An exact copy of all the data is required, with pictures left out.

========================================================================

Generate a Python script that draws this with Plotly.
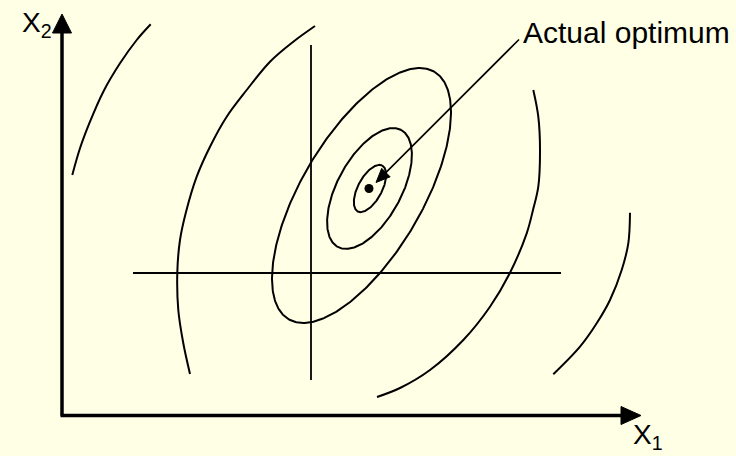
import numpy as np
import plotly.graph_objects as go

# ---- diagram data (pixel-space coordinates of the drawing) ----
# closed elliptical contours: centre x, centre y, semi-major, semi-minor, tilt (deg)
ell_cx = [361.5, 369.5, 370.0]
ell_cy = [195.5, 188.5, 188.5]
ell_a = [143.6, 66.5, 26.0]
ell_b = [60.3, 32.0, 12.0]
ell_tilt = [59.5, 61.5, 62.0]

# open contour arcs (sampled points along each hand-drawn arc)
arcA_x = [150.7, 136.7, 120.0, 103.3, 90.0, 80.0, 72.3]
arcA_y = [24.3, 40.0, 63.3, 91.7, 121.7, 148.3, 175.0]
arcA2_x = [630.0, 628.3, 621.7, 610.0, 596.7, 580.0, 553.3]
arcA2_y = [212.7, 243.3, 270.0, 300.0, 323.3, 346.7, 374.3]
arcB_x = [315.0, 293.3, 270.0, 246.7, 226.7, 210.0, 196.7, 186.0, 180.0, 177.3, 178.3, 183.3, 190.0]
arcB_y = [26.0, 41.7, 61.7, 90.0, 116.7, 146.7, 176.7, 212.0, 240.0, 272.7, 310.0, 343.3, 374.0]
arcB2_x = [533.3, 538.3, 540.0, 538.3, 533.0, 526.7, 510.0, 490.0, 463.3, 430.0, 400.0, 377.0]
arcB2_y = [90.0, 116.7, 150.0, 186.7, 210.0, 233.3, 272.7, 306.7, 340.0, 370.0, 388.0, 397.0]

# cross-hair (one-factor-at-a-time lines)
vline_x = [311, 311]
vline_y = [45, 380]
hline_x = [133, 561]
hline_y = [273, 273]

# axes
axis_origin = (62, 415.5)
axis_x_tip = 641
axis_y_tip = 14

# optimum point and pointer arrow
opt_x = [369]
opt_y = [188.5]
pointer_start = (519, 39.5)
pointer_end = (376, 182.5)

labels = {"opt": "Actual optimum", "x1": "X<sub>1</sub>", "x2": "X<sub>2</sub>"}

BG = "#FFFFE6"
FONT = "Liberation Sans, Arial, sans-serif"

fig = go.Figure()

def add_line(xs, ys, width=2, shape="linear"):
    fig.add_trace(go.Scatter(x=xs, y=ys, mode="lines", line=dict(color="black", width=width, shape=shape),
                             hoverinfo="skip", showlegend=False))

def add_triangle(tip, direction, length, half_w):
    dx, dy = direction
    n = np.hypot(dx, dy)
    dx, dy = dx / n, dy / n
    bx, by = tip[0] - dx * length, tip[1] - dy * length
    px, py = -dy, dx
    xs = [tip[0], bx + px * half_w, bx - px * half_w, tip[0]]
    ys = [tip[1], by + py * half_w, by - py * half_w, tip[1]]
    fig.add_trace(go.Scatter(x=xs, y=ys, mode="lines", fill="toself", fillcolor="black",
                             line=dict(color="black", width=1), hoverinfo="skip", showlegend=False))

# closed ellipses
t = np.linspace(0, 2 * np.pi, 361)
for cx, cy, a, b, th in zip(ell_cx, ell_cy, ell_a, ell_b, ell_tilt):
    phi = np.radians(th)
    xs = cx + a * np.cos(t) * np.cos(phi) + b * np.sin(t) * np.sin(phi)
    ys = cy - a * np.cos(t) * np.sin(phi) + b * np.sin(t) * np.cos(phi)
    add_line(xs, ys, width=2)

# open arcs
for xs, ys in [(arcA_x, arcA_y), (arcA2_x, arcA2_y), (arcB_x, arcB_y), (arcB2_x, arcB2_y)]:
    add_line(xs, ys, width=2, shape="spline")

# cross-hair
add_line(vline_x, vline_y, width=1.8)
add_line(hline_x, hline_y, width=1.8)

# axes with arrowheads
ox, oy = axis_origin
add_line([ox, ox], [oy, axis_y_tip + 15], width=3.5)
add_line([ox - 1.5, axis_x_tip - 15], [oy, oy], width=3.5)
add_triangle((ox, axis_y_tip), (0, -1), 19, 9.5)
add_triangle((axis_x_tip, oy), (1, 0), 20, 9)

# pointer arrow
sx, sy = pointer_start
ex, ey = pointer_end
dirx, diry = ex - sx, ey - sy
nn = np.hypot(dirx, diry)
add_line([sx, ex - dirx / nn * 10], [sy, ey - diry / nn * 10], width=1.6)
add_triangle((ex, ey), (dirx, diry), 14, 6)

# optimum dot
fig.add_trace(go.Scatter(x=opt_x, y=opt_y, mode="markers", marker=dict(color="black", size=9),
                         hoverinfo="skip", showlegend=False))

# labels
fig.add_annotation(x=521, y=32.7, text=labels["opt"], showarrow=False, xanchor="left", yanchor="middle",
                   font=dict(family=FONT, size=30, color="black"))
fig.add_annotation(x=20, y=24, text=labels["x2"], showarrow=False, xanchor="left", yanchor="middle",
                   font=dict(family=FONT, size=28, color="black"))
fig.add_annotation(x=631, y=436, text=labels["x1"], showarrow=False, xanchor="left", yanchor="middle",
                   font=dict(family=FONT, size=28, color="black"))

fig.update_layout(
    width=736, height=456, margin=dict(l=0, r=0, t=0, b=0),
    paper_bgcolor=BG, plot_bgcolor=BG,
    xaxis=dict(range=[0, 736], visible=False, fixedrange=True),
    yaxis=dict(range=[456, 0], visible=False, fixedrange=True),
    showlegend=False,
)

fig.write_html("out.html", config={"displayModeBar": False},
               post_script="document.body.style.margin='0';document.body.style.background='" + BG + "';")
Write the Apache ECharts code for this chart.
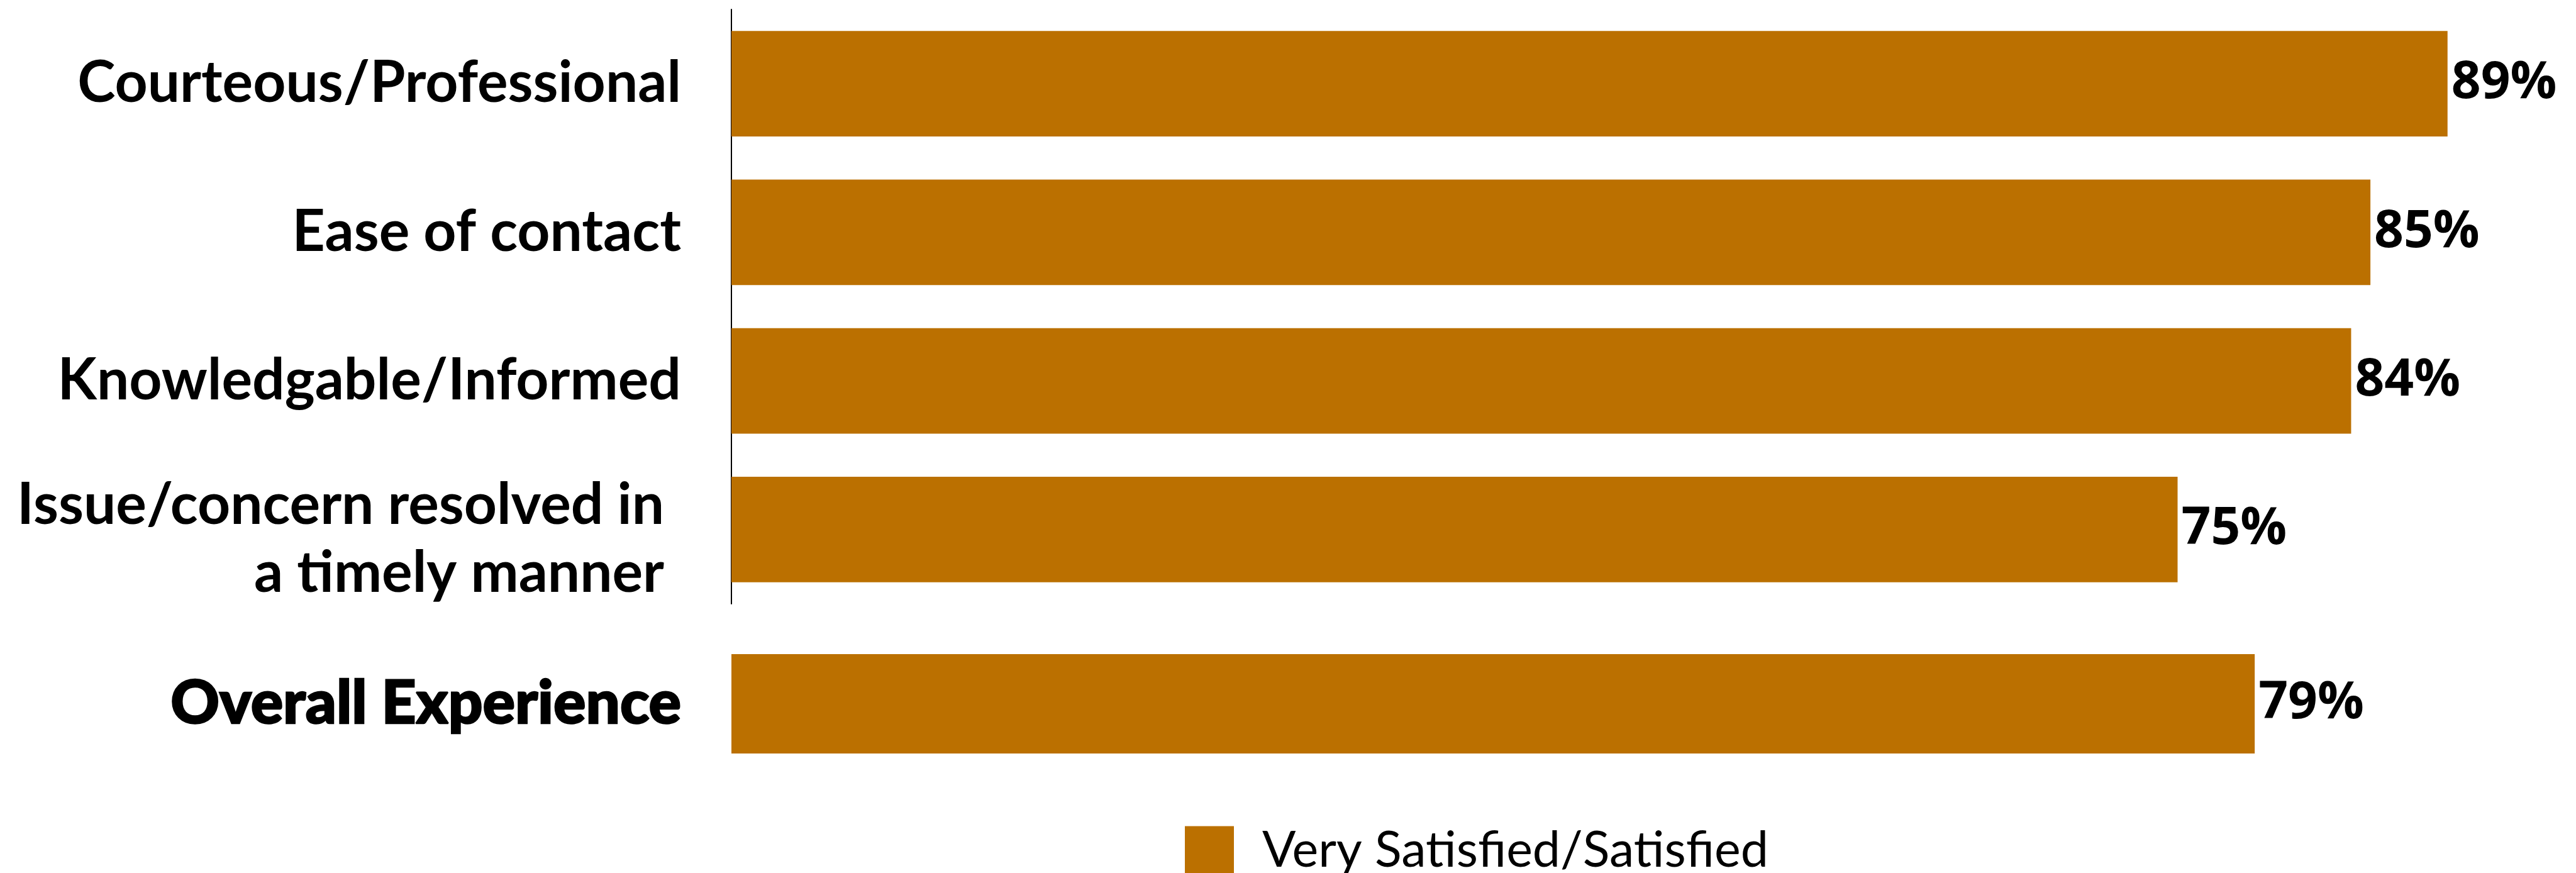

========================================================================

- [Task result]
Generate a Python script that draws this with Plotly.
import numpy as np
import plotly.graph_objects as go

# ---- diagram data (pixel-space coordinates of the drawing) ----
# closed elliptical contours: centre x, centre y, semi-major, semi-minor, tilt (deg)
ell_cx = [361.5, 369.5, 370.0]
ell_cy = [195.5, 188.5, 188.5]
ell_a = [143.6, 66.5, 26.0]
ell_b = [60.3, 32.0, 12.0]
ell_tilt = [59.5, 61.5, 62.0]

# open contour arcs (sampled points along each hand-drawn arc)
arcA_x = [150.7, 136.7, 120.0, 103.3, 90.0, 80.0, 72.3]
arcA_y = [24.3, 40.0, 63.3, 91.7, 121.7, 148.3, 175.0]
arcA2_x = [630.0, 628.3, 621.7, 610.0, 596.7, 580.0, 553.3]
arcA2_y = [212.7, 243.3, 270.0, 300.0, 323.3, 346.7, 374.3]
arcB_x = [315.0, 293.3, 270.0, 246.7, 226.7, 210.0, 196.7, 186.0, 180.0, 177.3, 178.3, 183.3, 190.0]
arcB_y = [26.0, 41.7, 61.7, 90.0, 116.7, 146.7, 176.7, 212.0, 240.0, 272.7, 310.0, 343.3, 374.0]
arcB2_x = [533.3, 538.3, 540.0, 538.3, 533.0, 526.7, 510.0, 490.0, 463.3, 430.0, 400.0, 377.0]
arcB2_y = [90.0, 116.7, 150.0, 186.7, 210.0, 233.3, 272.7, 306.7, 340.0, 370.0, 388.0, 397.0]

# cross-hair (one-factor-at-a-time lines)
vline_x = [311, 311]
vline_y = [45, 380]
hline_x = [133, 561]
hline_y = [273, 273]

# axes
axis_origin = (62, 415.5)
axis_x_tip = 641
axis_y_tip = 14

# optimum point and pointer arrow
opt_x = [369]
opt_y = [188.5]
pointer_start = (519, 39.5)
pointer_end = (376, 182.5)

labels = {"opt": "Actual optimum", "x1": "X<sub>1</sub>", "x2": "X<sub>2</sub>"}

BG = "#FFFFE6"
FONT = "Liberation Sans, Arial, sans-serif"

fig = go.Figure()

def add_line(xs, ys, width=2, shape="linear"):
    fig.add_trace(go.Scatter(x=xs, y=ys, mode="lines", line=dict(color="black", width=width, shape=shape),
                             hoverinfo="skip", showlegend=False))

def add_triangle(tip, direction, length, half_w):
    dx, dy = direction
    n = np.hypot(dx, dy)
    dx, dy = dx / n, dy / n
    bx, by = tip[0] - dx * length, tip[1] - dy * length
    px, py = -dy, dx
    xs = [tip[0], bx + px * half_w, bx - px * half_w, tip[0]]
    ys = [tip[1], by + py * half_w, by - py * half_w, tip[1]]
    fig.add_trace(go.Scatter(x=xs, y=ys, mode="lines", fill="toself", fillcolor="black",
                             line=dict(color="black", width=1), hoverinfo="skip", showlegend=False))

# closed ellipses
t = np.linspace(0, 2 * np.pi, 361)
for cx, cy, a, b, th in zip(ell_cx, ell_cy, ell_a, ell_b, ell_tilt):
    phi = np.radians(th)
    xs = cx + a * np.cos(t) * np.cos(phi) + b * np.sin(t) * np.sin(phi)
    ys = cy - a * np.cos(t) * np.sin(phi) + b * np.sin(t) * np.cos(phi)
    add_line(xs, ys, width=2)

# open arcs
for xs, ys in [(arcA_x, arcA_y), (arcA2_x, arcA2_y), (arcB_x, arcB_y), (arcB2_x, arcB2_y)]:
    add_line(xs, ys, width=2, shape="spline")

# cross-hair
add_line(vline_x, vline_y, width=1.8)
add_line(hline_x, hline_y, width=1.8)

# axes with arrowheads
ox, oy = axis_origin
add_line([ox, ox], [oy, axis_y_tip + 15], width=3.5)
add_line([ox - 1.5, axis_x_tip - 15], [oy, oy], width=3.5)
add_triangle((ox, axis_y_tip), (0, -1), 19, 9.5)
add_triangle((axis_x_tip, oy), (1, 0), 20, 9)

# pointer arrow
sx, sy = pointer_start
ex, ey = pointer_end
dirx, diry = ex - sx, ey - sy
nn = np.hypot(dirx, diry)
add_line([sx, ex - dirx / nn * 10], [sy, ey - diry / nn * 10], width=1.6)
add_triangle((ex, ey), (dirx, diry), 14, 6)

# optimum dot
fig.add_trace(go.Scatter(x=opt_x, y=opt_y, mode="markers", marker=dict(color="black", size=9),
                         hoverinfo="skip", showlegend=False))

# labels
fig.add_annotation(x=521, y=32.7, text=labels["opt"], showarrow=False, xanchor="left", yanchor="middle",
                   font=dict(family=FONT, size=30, color="black"))
fig.add_annotation(x=20, y=24, text=labels["x2"], showarrow=False, xanchor="left", yanchor="middle",
                   font=dict(family=FONT, size=28, color="black"))
fig.add_annotation(x=631, y=436, text=labels["x1"], showarrow=False, xanchor="left", yanchor="middle",
                   font=dict(family=FONT, size=28, color="black"))

fig.update_layout(
    width=736, height=456, margin=dict(l=0, r=0, t=0, b=0),
    paper_bgcolor=BG, plot_bgcolor=BG,
    xaxis=dict(range=[0, 736], visible=False, fixedrange=True),
    yaxis=dict(range=[456, 0], visible=False, fixedrange=True),
    showlegend=False,
)

fig.write_html("out.html", config={"displayModeBar": False},
               post_script="document.body.style.margin='0';document.body.style.background='" + BG + "';")
Write the Apache ECharts code for this chart.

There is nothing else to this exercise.